__Task brief__. Render the material again word for word, skipping the pictures in it.
-- Begin Source data --
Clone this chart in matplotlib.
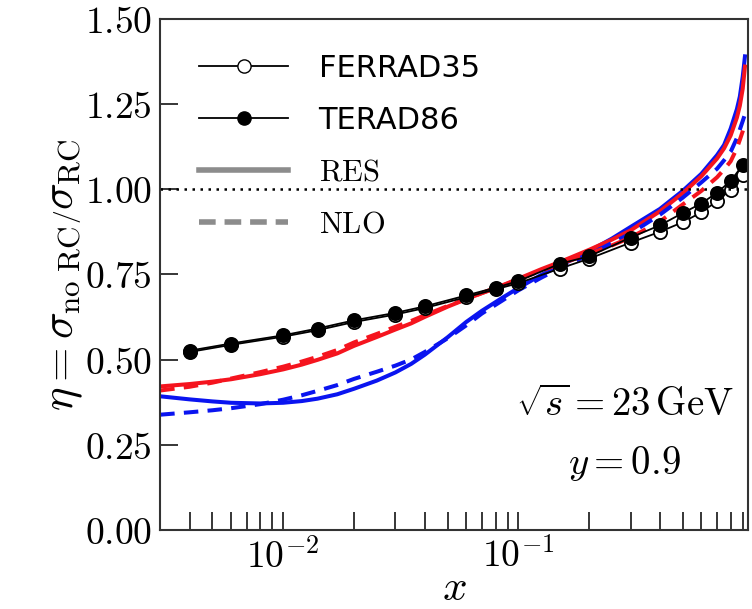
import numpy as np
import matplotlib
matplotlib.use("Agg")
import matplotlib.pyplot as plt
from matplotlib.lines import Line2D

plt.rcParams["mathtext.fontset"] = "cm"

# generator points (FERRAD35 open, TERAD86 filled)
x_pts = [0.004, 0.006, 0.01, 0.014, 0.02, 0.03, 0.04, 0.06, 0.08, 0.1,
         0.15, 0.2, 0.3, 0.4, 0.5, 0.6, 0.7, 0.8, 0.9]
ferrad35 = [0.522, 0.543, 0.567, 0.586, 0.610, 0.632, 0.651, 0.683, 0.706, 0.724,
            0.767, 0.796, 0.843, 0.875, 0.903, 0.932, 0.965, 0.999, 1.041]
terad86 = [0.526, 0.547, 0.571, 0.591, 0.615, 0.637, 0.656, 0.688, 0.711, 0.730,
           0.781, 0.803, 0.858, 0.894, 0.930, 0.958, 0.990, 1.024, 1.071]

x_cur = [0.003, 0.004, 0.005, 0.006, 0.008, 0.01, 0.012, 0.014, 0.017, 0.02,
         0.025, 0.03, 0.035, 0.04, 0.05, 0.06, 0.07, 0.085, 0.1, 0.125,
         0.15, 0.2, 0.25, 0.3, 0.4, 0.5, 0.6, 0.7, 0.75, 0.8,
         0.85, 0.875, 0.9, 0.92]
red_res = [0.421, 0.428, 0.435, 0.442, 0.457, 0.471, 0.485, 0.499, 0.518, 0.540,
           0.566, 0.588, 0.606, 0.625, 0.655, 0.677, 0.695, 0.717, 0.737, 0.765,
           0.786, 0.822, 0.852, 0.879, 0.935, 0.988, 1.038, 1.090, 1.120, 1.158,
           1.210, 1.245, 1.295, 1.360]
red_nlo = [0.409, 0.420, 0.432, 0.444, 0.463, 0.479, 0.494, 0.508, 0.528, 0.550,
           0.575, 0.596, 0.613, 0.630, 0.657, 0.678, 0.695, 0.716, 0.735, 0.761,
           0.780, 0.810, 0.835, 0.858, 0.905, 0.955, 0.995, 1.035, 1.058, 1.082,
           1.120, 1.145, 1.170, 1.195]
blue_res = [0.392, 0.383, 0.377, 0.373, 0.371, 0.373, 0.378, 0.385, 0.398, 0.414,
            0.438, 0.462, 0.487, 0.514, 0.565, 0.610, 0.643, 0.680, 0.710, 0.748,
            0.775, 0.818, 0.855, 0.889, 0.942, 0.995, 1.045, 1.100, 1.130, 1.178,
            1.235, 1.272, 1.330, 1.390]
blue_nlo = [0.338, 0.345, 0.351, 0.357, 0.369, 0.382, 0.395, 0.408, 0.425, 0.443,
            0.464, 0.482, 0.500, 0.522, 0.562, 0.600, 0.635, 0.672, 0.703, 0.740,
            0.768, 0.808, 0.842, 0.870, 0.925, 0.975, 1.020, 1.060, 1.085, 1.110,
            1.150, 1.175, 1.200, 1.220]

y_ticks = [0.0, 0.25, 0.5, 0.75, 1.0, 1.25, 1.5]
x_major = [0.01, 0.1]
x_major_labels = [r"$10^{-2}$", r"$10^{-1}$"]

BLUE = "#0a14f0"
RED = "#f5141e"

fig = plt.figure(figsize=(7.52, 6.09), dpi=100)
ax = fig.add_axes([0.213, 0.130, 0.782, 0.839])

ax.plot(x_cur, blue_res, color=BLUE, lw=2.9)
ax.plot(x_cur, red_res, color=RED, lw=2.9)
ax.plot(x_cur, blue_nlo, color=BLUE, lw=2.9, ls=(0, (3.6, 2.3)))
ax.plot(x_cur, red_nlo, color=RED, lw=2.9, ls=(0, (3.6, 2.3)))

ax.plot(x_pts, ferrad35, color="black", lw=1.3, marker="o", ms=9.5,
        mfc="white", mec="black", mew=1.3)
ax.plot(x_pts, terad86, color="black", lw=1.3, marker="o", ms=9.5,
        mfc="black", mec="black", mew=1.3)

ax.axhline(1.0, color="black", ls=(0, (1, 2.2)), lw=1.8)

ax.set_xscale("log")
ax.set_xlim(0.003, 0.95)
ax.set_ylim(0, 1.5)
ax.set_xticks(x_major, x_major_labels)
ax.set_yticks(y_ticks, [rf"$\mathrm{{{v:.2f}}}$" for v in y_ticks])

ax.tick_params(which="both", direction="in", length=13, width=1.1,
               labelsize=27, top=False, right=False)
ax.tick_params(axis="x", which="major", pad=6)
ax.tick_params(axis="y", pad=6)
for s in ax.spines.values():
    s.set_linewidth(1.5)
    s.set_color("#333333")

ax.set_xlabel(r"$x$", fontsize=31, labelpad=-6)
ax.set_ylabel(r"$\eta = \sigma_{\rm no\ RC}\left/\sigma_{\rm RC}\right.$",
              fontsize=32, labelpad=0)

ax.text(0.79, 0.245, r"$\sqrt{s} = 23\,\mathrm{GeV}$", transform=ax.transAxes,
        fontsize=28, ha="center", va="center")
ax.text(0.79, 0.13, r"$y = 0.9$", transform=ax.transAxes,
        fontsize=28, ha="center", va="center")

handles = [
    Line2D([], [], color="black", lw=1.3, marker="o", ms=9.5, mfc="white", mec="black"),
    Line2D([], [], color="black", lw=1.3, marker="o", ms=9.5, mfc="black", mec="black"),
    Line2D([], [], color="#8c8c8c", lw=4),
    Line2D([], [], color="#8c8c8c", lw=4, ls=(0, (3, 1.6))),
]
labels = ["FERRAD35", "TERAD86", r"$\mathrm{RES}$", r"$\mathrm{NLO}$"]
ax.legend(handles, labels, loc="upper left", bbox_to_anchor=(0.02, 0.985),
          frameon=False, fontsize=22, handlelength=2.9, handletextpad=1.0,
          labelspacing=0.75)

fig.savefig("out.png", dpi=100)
-- End Source data --
__Exercise answer__.
Clone this chart in matplotlib.
import numpy as np
import matplotlib
matplotlib.use("Agg")
import matplotlib.pyplot as plt
from matplotlib.lines import Line2D

plt.rcParams["mathtext.fontset"] = "cm"

# generator points (FERRAD35 open, TERAD86 filled)
x_pts = [0.004, 0.006, 0.01, 0.014, 0.02, 0.03, 0.04, 0.06, 0.08, 0.1,
         0.15, 0.2, 0.3, 0.4, 0.5, 0.6, 0.7, 0.8, 0.9]
ferrad35 = [0.522, 0.543, 0.567, 0.586, 0.610, 0.632, 0.651, 0.683, 0.706, 0.724,
            0.767, 0.796, 0.843, 0.875, 0.903, 0.932, 0.965, 0.999, 1.041]
terad86 = [0.526, 0.547, 0.571, 0.591, 0.615, 0.637, 0.656, 0.688, 0.711, 0.730,
           0.781, 0.803, 0.858, 0.894, 0.930, 0.958, 0.990, 1.024, 1.071]

x_cur = [0.003, 0.004, 0.005, 0.006, 0.008, 0.01, 0.012, 0.014, 0.017, 0.02,
         0.025, 0.03, 0.035, 0.04, 0.05, 0.06, 0.07, 0.085, 0.1, 0.125,
         0.15, 0.2, 0.25, 0.3, 0.4, 0.5, 0.6, 0.7, 0.75, 0.8,
         0.85, 0.875, 0.9, 0.92]
red_res = [0.421, 0.428, 0.435, 0.442, 0.457, 0.471, 0.485, 0.499, 0.518, 0.540,
           0.566, 0.588, 0.606, 0.625, 0.655, 0.677, 0.695, 0.717, 0.737, 0.765,
           0.786, 0.822, 0.852, 0.879, 0.935, 0.988, 1.038, 1.090, 1.120, 1.158,
           1.210, 1.245, 1.295, 1.360]
red_nlo = [0.409, 0.420, 0.432, 0.444, 0.463, 0.479, 0.494, 0.508, 0.528, 0.550,
           0.575, 0.596, 0.613, 0.630, 0.657, 0.678, 0.695, 0.716, 0.735, 0.761,
           0.780, 0.810, 0.835, 0.858, 0.905, 0.955, 0.995, 1.035, 1.058, 1.082,
           1.120, 1.145, 1.170, 1.195]
blue_res = [0.392, 0.383, 0.377, 0.373, 0.371, 0.373, 0.378, 0.385, 0.398, 0.414,
            0.438, 0.462, 0.487, 0.514, 0.565, 0.610, 0.643, 0.680, 0.710, 0.748,
            0.775, 0.818, 0.855, 0.889, 0.942, 0.995, 1.045, 1.100, 1.130, 1.178,
            1.235, 1.272, 1.330, 1.390]
blue_nlo = [0.338, 0.345, 0.351, 0.357, 0.369, 0.382, 0.395, 0.408, 0.425, 0.443,
            0.464, 0.482, 0.500, 0.522, 0.562, 0.600, 0.635, 0.672, 0.703, 0.740,
            0.768, 0.808, 0.842, 0.870, 0.925, 0.975, 1.020, 1.060, 1.085, 1.110,
            1.150, 1.175, 1.200, 1.220]

y_ticks = [0.0, 0.25, 0.5, 0.75, 1.0, 1.25, 1.5]
x_major = [0.01, 0.1]
x_major_labels = [r"$10^{-2}$", r"$10^{-1}$"]

BLUE = "#0a14f0"
RED = "#f5141e"

fig = plt.figure(figsize=(7.52, 6.09), dpi=100)
ax = fig.add_axes([0.213, 0.130, 0.782, 0.839])

ax.plot(x_cur, blue_res, color=BLUE, lw=2.9)
ax.plot(x_cur, red_res, color=RED, lw=2.9)
ax.plot(x_cur, blue_nlo, color=BLUE, lw=2.9, ls=(0, (3.6, 2.3)))
ax.plot(x_cur, red_nlo, color=RED, lw=2.9, ls=(0, (3.6, 2.3)))

ax.plot(x_pts, ferrad35, color="black", lw=1.3, marker="o", ms=9.5,
        mfc="white", mec="black", mew=1.3)
ax.plot(x_pts, terad86, color="black", lw=1.3, marker="o", ms=9.5,
        mfc="black", mec="black", mew=1.3)

ax.axhline(1.0, color="black", ls=(0, (1, 2.2)), lw=1.8)

ax.set_xscale("log")
ax.set_xlim(0.003, 0.95)
ax.set_ylim(0, 1.5)
ax.set_xticks(x_major, x_major_labels)
ax.set_yticks(y_ticks, [rf"$\mathrm{{{v:.2f}}}$" for v in y_ticks])

ax.tick_params(which="both", direction="in", length=13, width=1.1,
               labelsize=27, top=False, right=False)
ax.tick_params(axis="x", which="major", pad=6)
ax.tick_params(axis="y", pad=6)
for s in ax.spines.values():
    s.set_linewidth(1.5)
    s.set_color("#333333")

ax.set_xlabel(r"$x$", fontsize=31, labelpad=-6)
ax.set_ylabel(r"$\eta = \sigma_{\rm no\ RC}\left/\sigma_{\rm RC}\right.$",
              fontsize=32, labelpad=0)

ax.text(0.79, 0.245, r"$\sqrt{s} = 23\,\mathrm{GeV}$", transform=ax.transAxes,
        fontsize=28, ha="center", va="center")
ax.text(0.79, 0.13, r"$y = 0.9$", transform=ax.transAxes,
        fontsize=28, ha="center", va="center")

handles = [
    Line2D([], [], color="black", lw=1.3, marker="o", ms=9.5, mfc="white", mec="black"),
    Line2D([], [], color="black", lw=1.3, marker="o", ms=9.5, mfc="black", mec="black"),
    Line2D([], [], color="#8c8c8c", lw=4),
    Line2D([], [], color="#8c8c8c", lw=4, ls=(0, (3, 1.6))),
]
labels = ["FERRAD35", "TERAD86", r"$\mathrm{RES}$", r"$\mathrm{NLO}$"]
ax.legend(handles, labels, loc="upper left", bbox_to_anchor=(0.02, 0.985),
          frameon=False, fontsize=22, handlelength=2.9, handletextpad=1.0,
          labelspacing=0.75)

fig.savefig("out.png", dpi=100)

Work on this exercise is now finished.